Internal Thankfulness that Fulfills
I am at work and have discharged all of my patients. It is at this time in my life where I am pleading with the Holy Spirit to commune with me in our secret place. In the recesses of my mind.
While focusing on one of my favorite hymns, Psalm 91, I feel now that I am having a hard time internalizing the Word without the Spirit giving me divine revelation.
In my heart I am thankful and what may look to the carnal eye, like I am wasting time on my phone, it is that good part that my Jesus explained to Martha. The portion that He would not take from Mary.
As I sit here, my spirit is filling with His presence. Moreover, I attribute this to having a spirit of thankfulness. Likewise, I crave his presence as a woman in love. Yearning for His mercy, favor, and protection.

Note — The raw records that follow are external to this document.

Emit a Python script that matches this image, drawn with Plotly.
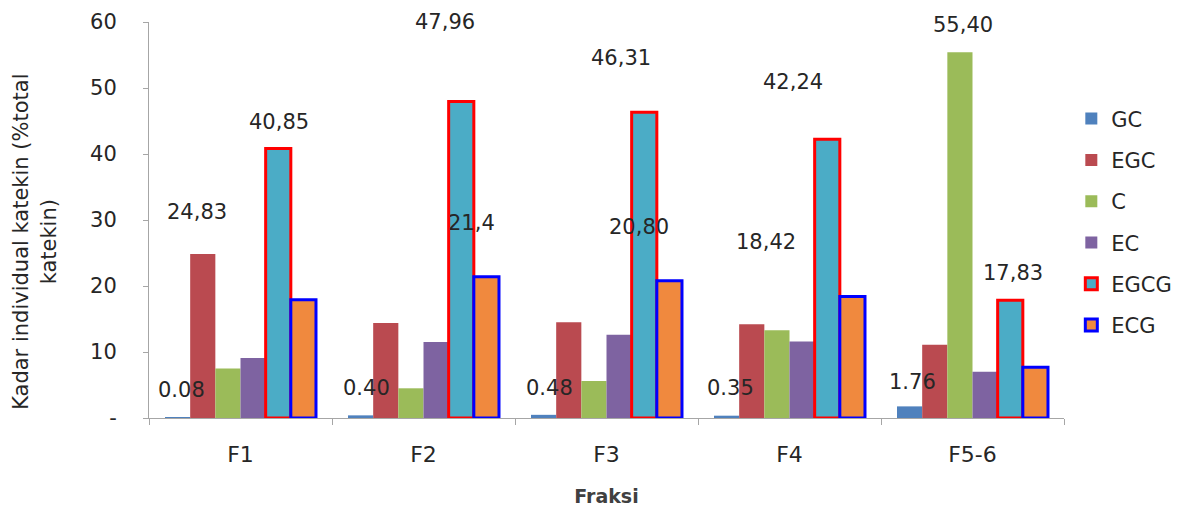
import plotly.graph_objects as go

categories = ["F1", "F2", "F3", "F4", "F5-6"]

gc = [0.08, 0.40, 0.48, 0.35, 1.76]
egc = [24.83, 14.4, 14.5, 14.2, 11.1]
c = [7.5, 4.5, 5.6, 13.3, 55.40]
ec = [9.1, 11.5, 12.6, 11.6, 7.0]
egcg = [40.85, 47.96, 46.31, 42.24, 17.83]
ecg = [17.9, 21.4, 20.80, 18.42, 7.7]

series_names = ["GC", "EGC", "C", "EC", "EGCG", "ECG"]

# Data labels shown in the original (text, category index, x offset, y position)
label_texts = ["0.08", "24,83", "40,85",
               "0.40", "47,96", "21,4",
               "0.48", "46,31", "20,80",
               "0.35", "42,24", "18,42",
               "1.76", "55,40", "17,83"]
label_cat = [0, 0, 0, 1, 1, 1, 2, 2, 2, 3, 3, 3, 4, 4, 4]
label_dx = [-0.32, -0.24, 0.21, -0.31, 0.12, 0.26, -0.31, 0.08, 0.18,
            -0.32, 0.02, -0.13, -0.33, -0.05, 0.22]
label_y = [4.2, 31.2, 44.8, 4.5, 60.0, 29.5, 4.5, 54.5, 28.9,
           4.5, 50.9, 26.7, 5.4, 59.5, 22.0]

yticks = [0, 10, 20, 30, 40, 50, 60]
yticktext = ["-", "10", "20", "30", "40", "50", "60"]

fills = ["#4F81BD", "#BA4A50", "#9BBB59", "#7E63A1", "#4BACC6", "#F0893E"]
borders = [None, None, None, None, "#FF0000", "#0000FF"]

FONT = "DejaVu Sans"

fig = go.Figure()
for name, vals, fc, bc in zip(series_names, [gc, egc, c, ec, egcg, ecg], fills, borders):
    marker = dict(color=fc)
    if bc:
        marker["line"] = dict(color=bc, width=3)
    else:
        marker["line"] = dict(width=0)
    fig.add_trace(go.Bar(x=categories, y=vals, name=name, marker=marker,
                         legendgroup=name))

for t, ci, dx, yy in zip(label_texts, label_cat, label_dx, label_y):
    fig.add_annotation(x=ci + dx, y=yy, xref="x", yref="y", text=t,
                       showarrow=False, font=dict(family=FONT, size=21, color="#262626"))

# y-axis title as rotated text
fig.add_annotation(xref="paper", yref="paper", x=-0.155, y=0.444,
                   xanchor="left", yanchor="middle",
                   text="Kadar individual katekin (%total<br>katekin)",
                   textangle=-90, showarrow=False,
                   font=dict(family=FONT, size=21, color="#262626"))

fig.update_layout(
    width=1179, height=510,
    margin=dict(l=141, r=123, t=14, b=100, autoexpand=False),
    paper_bgcolor="white", plot_bgcolor="white",
    barmode="group", bargap=0.175, bargroupgap=0,
    font=dict(family=FONT, color="#404040"),
    legend=dict(x=1.008, y=0.807, xanchor="left", yanchor="top",
                font=dict(family=FONT, size=21, color="#262626"),
                traceorder="grouped", tracegroupgap=11,
                bgcolor="rgba(0,0,0,0)"),
    xaxis=dict(type="category", showline=True, linecolor="#A6A6A6", linewidth=1,
               ticks="outside", tickson="boundaries", ticklen=6, tickcolor="#A6A6A6",
               ticklabelstandoff=17, automargin=False,
               tickfont=dict(family=FONT, size=22, color="#262626"),
               title=dict(text="<b>Fraksi</b>", font=dict(family=FONT, size=19, color="#404040"),
                          standoff=23),
               showgrid=False),
    yaxis=dict(range=[0, 60], tickvals=yticks, ticktext=yticktext,
               showline=True, linecolor="#A6A6A6", linewidth=1,
               ticks="outside", ticklen=5, tickcolor="#A6A6A6",
               ticklabelstandoff=22, automargin=False,
               tickfont=dict(family=FONT, size=21, color="#262626"),
               showgrid=False, zeroline=False),
)

fig.write_html("out.html")
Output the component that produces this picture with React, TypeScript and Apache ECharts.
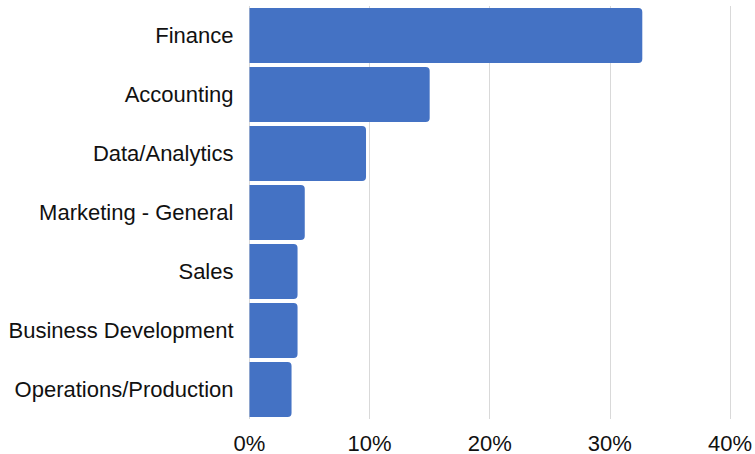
import React, { useEffect, useRef } from "react";
import * as echarts from "echarts";

const categories = [
  "Finance",
  "Accounting",
  "Data/Analytics",
  "Marketing - General",
  "Sales",
  "Business Development",
  "Operations/Production",
];
const values = [32.7, 15.0, 9.7, 4.6, 4.0, 4.0, 3.5];
const xTicks = [0, 10, 20, 30, 40];

export default function App() {
  const ref = useRef<HTMLDivElement>(null);
  useEffect(() => {
    if (!ref.current) return;
    const chart = echarts.init(ref.current, undefined, { renderer: "svg" });
    chart.setOption({
      animation: false,
      grid: { left: 249.5, right: 23, top: 6, bottom: 35, containLabel: false },
      xAxis: {
        type: "value",
        min: xTicks[0],
        max: xTicks[xTicks.length - 1],
        interval: 10,
        axisLine: { show: false },
        axisTick: { show: false },
        axisLabel: {
          formatter: (v: number) => v + "%",
          fontFamily: "Liberation Sans",
          fontSize: 22,
          color: "#111",
          margin: 13,
        },
        splitLine: { show: true, lineStyle: { color: "#d9d9d9", width: 1 } },
      },
      yAxis: {
        type: "category",
        data: categories,
        inverse: true,
        axisLine: { show: false },
        axisTick: { show: false },
        axisLabel: {
          fontFamily: "Liberation Sans",
          fontSize: 22,
          color: "#111",
          margin: 16,
        },
      },
      series: [
        {
          type: "bar",
          data: values,
          barCategoryGap: "6.8%",
          itemStyle: {
            color: "#4472C4",
            borderRadius: [0, 4, 4, 0],
          },
        },
      ],
    });
    return () => chart.dispose();
  }, []);
  return (
    <div
      ref={ref}
      style={{ position: "absolute", left: 0, top: 0, width: 755, height: 454 }}
    />
  );
}
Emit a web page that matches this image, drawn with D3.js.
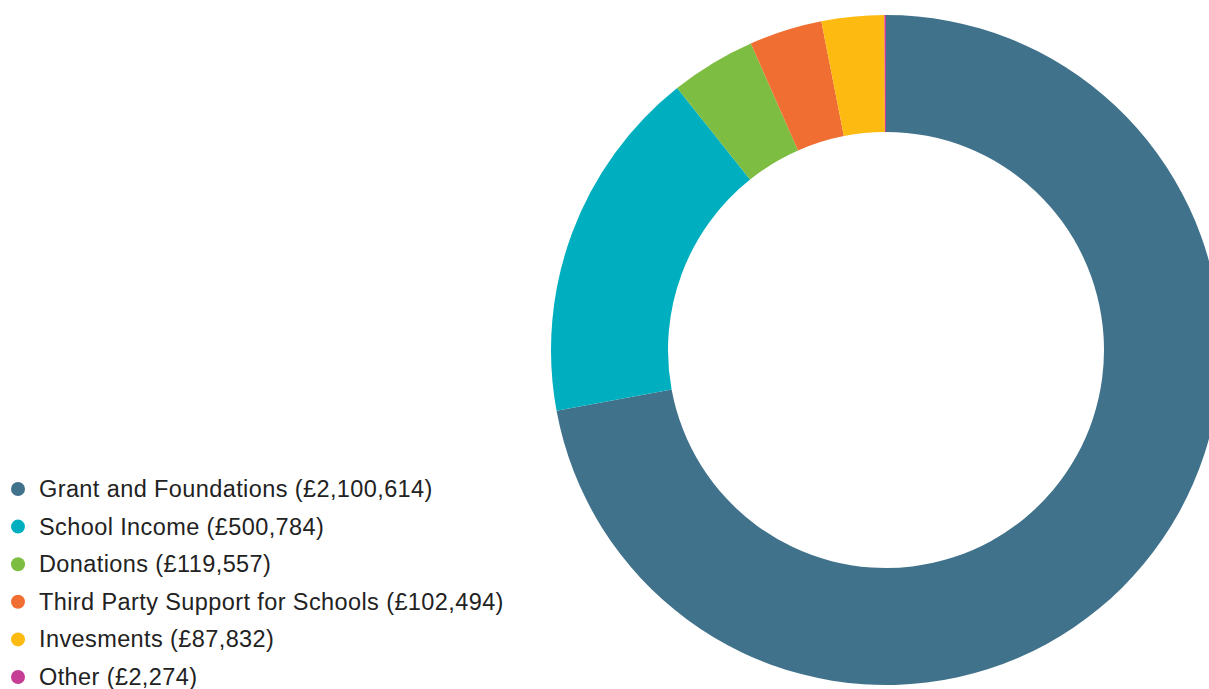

Currently resting in His Word, knowing that a thousand may fall at my side, and ten thousand at my right hand, but it will not come near me. Only with my eyes, I will see and behold the reward of the wicked.
In my spirit I am shouting, but on the outside, I am just as everyone else. Desiring to cry tears of joy, I am in awe of Him. Blessing Him at all times. His praises shall continually be in my mouth.
I now understand the scripture pertaining to the inability to praise Him with ten thousand tongues!!!
Originally written on February 05, 2022.